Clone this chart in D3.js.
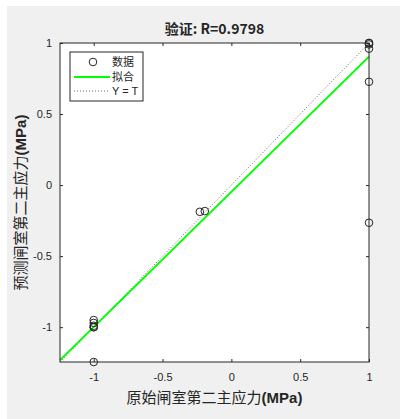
<!DOCTYPE html>
<html>
<head>
<meta charset="utf-8">
<script src="https://cdn.jsdelivr.net/npm/d3@7"></script>
<style>
body { margin: 0; background: #fff; }
text { fill: #262626; }
</style>
</head>
<body>
<svg id="chart" width="400" height="419"></svg>
<script>
// axis limits and ticks
var axisMin = -1.245, axisMax = 1;
var tickValues = [-1, -0.5, 0, 0.5, 1];
var tickLabels = ["-1", "-0.5", "0", "0.5", "1"];

// data points (target vs predicted)
var dataX = [-1, -1, -1, -1, -1, -1, -0.229, -0.193, 1, 1, 1, 1, 1, 1];
var dataY = [-0.95, -0.97, -0.99, -1.0, -1.0, -1.245, -0.188, -0.183, 1.0, 0.99, 0.96, 0.727, -0.265, 1.0];

// fitted line endpoints
var fitX = [-1.245, 1];
var fitY = [-1.232, 0.904];

var titleText = "验证: R=0.9798";
var legendLabels = ["数据", "拟合", "Y = T"];

var svg = d3.select("#chart");
var margin = {left: 60, top: 43, right: 31, bottom: 57};
var width = 400 - margin.left - margin.right;
var height = 419 - margin.top - margin.bottom;

svg.append("rect").attr("x", 7).attr("y", 6).attr("width", 393).attr("height", 413).attr("fill", "#f0f0f0");

var g = svg.append("g").attr("transform", "translate(" + margin.left + "," + margin.top + ")");

var x = d3.scaleLinear().domain([axisMin, axisMax]).range([0, width]);
var y = d3.scaleLinear().domain([axisMin, axisMax]).range([height, 0]);

g.append("rect").attr("width", width).attr("height", height).attr("fill", "#fff");

var cjk = "'Noto Sans CJK SC', sans-serif";
var latin = "'Liberation Sans', Arial, sans-serif";

function styleAxis(sel) {
    sel.selectAll(".domain").remove();
    sel.selectAll("line").attr("stroke", "#262626");
    sel.selectAll("text").style("font-family", latin).style("font-size", "11px").attr("fill", "#262626");
}

var fmt = function (d, i) { return tickLabels[i]; };
g.append("g").attr("transform", "translate(0," + height + ")")
    .call(d3.axisBottom(x).tickValues(tickValues).tickFormat(fmt).tickSizeInner(-3).tickSizeOuter(0).tickPadding(11))
    .call(styleAxis);
g.append("g")
    .call(d3.axisLeft(y).tickValues(tickValues).tickFormat(fmt).tickSizeInner(-3).tickSizeOuter(0).tickPadding(8))
    .call(styleAxis);
g.append("g")
    .call(d3.axisTop(x).tickValues(tickValues).tickFormat("").tickSizeInner(-3).tickSizeOuter(0))
    .call(styleAxis);
g.append("g").attr("transform", "translate(" + width + ",0)")
    .call(d3.axisRight(y).tickValues(tickValues).tickFormat("").tickSizeInner(-3).tickSizeOuter(0))
    .call(styleAxis);

// y = t line
g.append("line")
    .attr("x1", x(axisMin)).attr("y1", y(axisMin))
    .attr("x2", x(axisMax)).attr("y2", y(axisMax))
    .attr("stroke", "#666").attr("stroke-width", 1).attr("stroke-dasharray", "1,2");

// fit line
g.append("line")
    .attr("x1", x(fitX[0])).attr("y1", y(fitY[0]))
    .attr("x2", x(fitX[1])).attr("y2", y(fitY[1]))
    .attr("stroke", "#00ff00").attr("stroke-width", 2);

// data circles
g.selectAll(".pt").data(dataX).enter().append("circle")
    .attr("class", "pt")
    .attr("cx", function (d) { return x(d); })
    .attr("cy", function (d, i) { return y(dataY[i]); })
    .attr("r", 3.8)
    .attr("fill", "none").attr("stroke", "#262626").attr("stroke-width", 1);

// frame
g.append("rect").attr("width", width).attr("height", height)
    .attr("fill", "none").attr("stroke", "#262626").attr("stroke-width", 1);

// legend
var lg = g.append("g").attr("transform", "translate(10,9)");
lg.append("rect").attr("width", 73).attr("height", 49).attr("fill", "#fff").attr("stroke", "#262626");
lg.append("circle").attr("cx", 23).attr("cy", 10).attr("r", 3.8).attr("fill", "none").attr("stroke", "#262626");
lg.append("line").attr("x1", 4).attr("x2", 40).attr("y1", 25).attr("y2", 25).attr("stroke", "#00ff00").attr("stroke-width", 2);
lg.append("line").attr("x1", 4).attr("x2", 40).attr("y1", 39).attr("y2", 39).attr("stroke", "#666").attr("stroke-dasharray", "1,2");
lg.selectAll(".lt").data(legendLabels).enter().append("text")
    .attr("x", 42).attr("y", function (d, i) { return 14 + i * 14.5; })
    .style("font-family", function (d, i) { return i < 2 ? cjk : latin; })
    .style("font-size", "11px")
    .text(function (d) { return d; });

// title
svg.append("text").attr("x", margin.left + width / 2).attr("y", 34)
    .attr("text-anchor", "middle")
    .style("font-family", cjk).style("font-size", "14px").style("font-weight", "bold")
    .text(titleText);

// axis labels
function label(sel, cn) {
    sel.append("tspan").style("font-family", cjk).text(cn);
    sel.append("tspan").style("font-family", latin).style("font-weight", "bold").text("(MPa)");
}
var xl = svg.append("text").attr("x", margin.left + width / 2).attr("y", 403)
    .attr("text-anchor", "middle").style("font-size", "15px");
label(xl, "原始闸室第二主应力");
var yl = svg.append("text").attr("transform", "translate(26," + (margin.top + height / 2) + ") rotate(-90)")
    .attr("text-anchor", "middle").style("font-size", "15px");
label(yl, "预测闸室第二主应力");
</script>
</body>
</html>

-- GOAL --
Copy the material exactly. Do not include the pictures.

-- OUTPUT FOR THIS TASK --
Clone this chart in D3.js.
<!DOCTYPE html>
<html>
<head>
<meta charset="utf-8">
<script src="https://cdn.jsdelivr.net/npm/d3@7"></script>
<style>
body { margin: 0; background: #fff; }
text { fill: #262626; }
</style>
</head>
<body>
<svg id="chart" width="400" height="419"></svg>
<script>
// axis limits and ticks
var axisMin = -1.245, axisMax = 1;
var tickValues = [-1, -0.5, 0, 0.5, 1];
var tickLabels = ["-1", "-0.5", "0", "0.5", "1"];

// data points (target vs predicted)
var dataX = [-1, -1, -1, -1, -1, -1, -0.229, -0.193, 1, 1, 1, 1, 1, 1];
var dataY = [-0.95, -0.97, -0.99, -1.0, -1.0, -1.245, -0.188, -0.183, 1.0, 0.99, 0.96, 0.727, -0.265, 1.0];

// fitted line endpoints
var fitX = [-1.245, 1];
var fitY = [-1.232, 0.904];

var titleText = "验证: R=0.9798";
var legendLabels = ["数据", "拟合", "Y = T"];

var svg = d3.select("#chart");
var margin = {left: 60, top: 43, right: 31, bottom: 57};
var width = 400 - margin.left - margin.right;
var height = 419 - margin.top - margin.bottom;

svg.append("rect").attr("x", 7).attr("y", 6).attr("width", 393).attr("height", 413).attr("fill", "#f0f0f0");

var g = svg.append("g").attr("transform", "translate(" + margin.left + "," + margin.top + ")");

var x = d3.scaleLinear().domain([axisMin, axisMax]).range([0, width]);
var y = d3.scaleLinear().domain([axisMin, axisMax]).range([height, 0]);

g.append("rect").attr("width", width).attr("height", height).attr("fill", "#fff");

var cjk = "'Noto Sans CJK SC', sans-serif";
var latin = "'Liberation Sans', Arial, sans-serif";

function styleAxis(sel) {
    sel.selectAll(".domain").remove();
    sel.selectAll("line").attr("stroke", "#262626");
    sel.selectAll("text").style("font-family", latin).style("font-size", "11px").attr("fill", "#262626");
}

var fmt = function (d, i) { return tickLabels[i]; };
g.append("g").attr("transform", "translate(0," + height + ")")
    .call(d3.axisBottom(x).tickValues(tickValues).tickFormat(fmt).tickSizeInner(-3).tickSizeOuter(0).tickPadding(11))
    .call(styleAxis);
g.append("g")
    .call(d3.axisLeft(y).tickValues(tickValues).tickFormat(fmt).tickSizeInner(-3).tickSizeOuter(0).tickPadding(8))
    .call(styleAxis);
g.append("g")
    .call(d3.axisTop(x).tickValues(tickValues).tickFormat("").tickSizeInner(-3).tickSizeOuter(0))
    .call(styleAxis);
g.append("g").attr("transform", "translate(" + width + ",0)")
    .call(d3.axisRight(y).tickValues(tickValues).tickFormat("").tickSizeInner(-3).tickSizeOuter(0))
    .call(styleAxis);

// y = t line
g.append("line")
    .attr("x1", x(axisMin)).attr("y1", y(axisMin))
    .attr("x2", x(axisMax)).attr("y2", y(axisMax))
    .attr("stroke", "#666").attr("stroke-width", 1).attr("stroke-dasharray", "1,2");

// fit line
g.append("line")
    .attr("x1", x(fitX[0])).attr("y1", y(fitY[0]))
    .attr("x2", x(fitX[1])).attr("y2", y(fitY[1]))
    .attr("stroke", "#00ff00").attr("stroke-width", 2);

// data circles
g.selectAll(".pt").data(dataX).enter().append("circle")
    .attr("class", "pt")
    .attr("cx", function (d) { return x(d); })
    .attr("cy", function (d, i) { return y(dataY[i]); })
    .attr("r", 3.8)
    .attr("fill", "none").attr("stroke", "#262626").attr("stroke-width", 1);

// frame
g.append("rect").attr("width", width).attr("height", height)
    .attr("fill", "none").attr("stroke", "#262626").attr("stroke-width", 1);

// legend
var lg = g.append("g").attr("transform", "translate(10,9)");
lg.append("rect").attr("width", 73).attr("height", 49).attr("fill", "#fff").attr("stroke", "#262626");
lg.append("circle").attr("cx", 23).attr("cy", 10).attr("r", 3.8).attr("fill", "none").attr("stroke", "#262626");
lg.append("line").attr("x1", 4).attr("x2", 40).attr("y1", 25).attr("y2", 25).attr("stroke", "#00ff00").attr("stroke-width", 2);
lg.append("line").attr("x1", 4).attr("x2", 40).attr("y1", 39).attr("y2", 39).attr("stroke", "#666").attr("stroke-dasharray", "1,2");
lg.selectAll(".lt").data(legendLabels).enter().append("text")
    .attr("x", 42).attr("y", function (d, i) { return 14 + i * 14.5; })
    .style("font-family", function (d, i) { return i < 2 ? cjk : latin; })
    .style("font-size", "11px")
    .text(function (d) { return d; });

// title
svg.append("text").attr("x", margin.left + width / 2).attr("y", 34)
    .attr("text-anchor", "middle")
    .style("font-family", cjk).style("font-size", "14px").style("font-weight", "bold")
    .text(titleText);

// axis labels
function label(sel, cn) {
    sel.append("tspan").style("font-family", cjk).text(cn);
    sel.append("tspan").style("font-family", latin).style("font-weight", "bold").text("(MPa)");
}
var xl = svg.append("text").attr("x", margin.left + width / 2).attr("y", 403)
    .attr("text-anchor", "middle").style("font-size", "15px");
label(xl, "原始闸室第二主应力");
var yl = svg.append("text").attr("transform", "translate(26," + (margin.top + height / 2) + ") rotate(-90)")
    .attr("text-anchor", "middle").style("font-size", "15px");
label(yl, "预测闸室第二主应力");
</script>
</body>
</html>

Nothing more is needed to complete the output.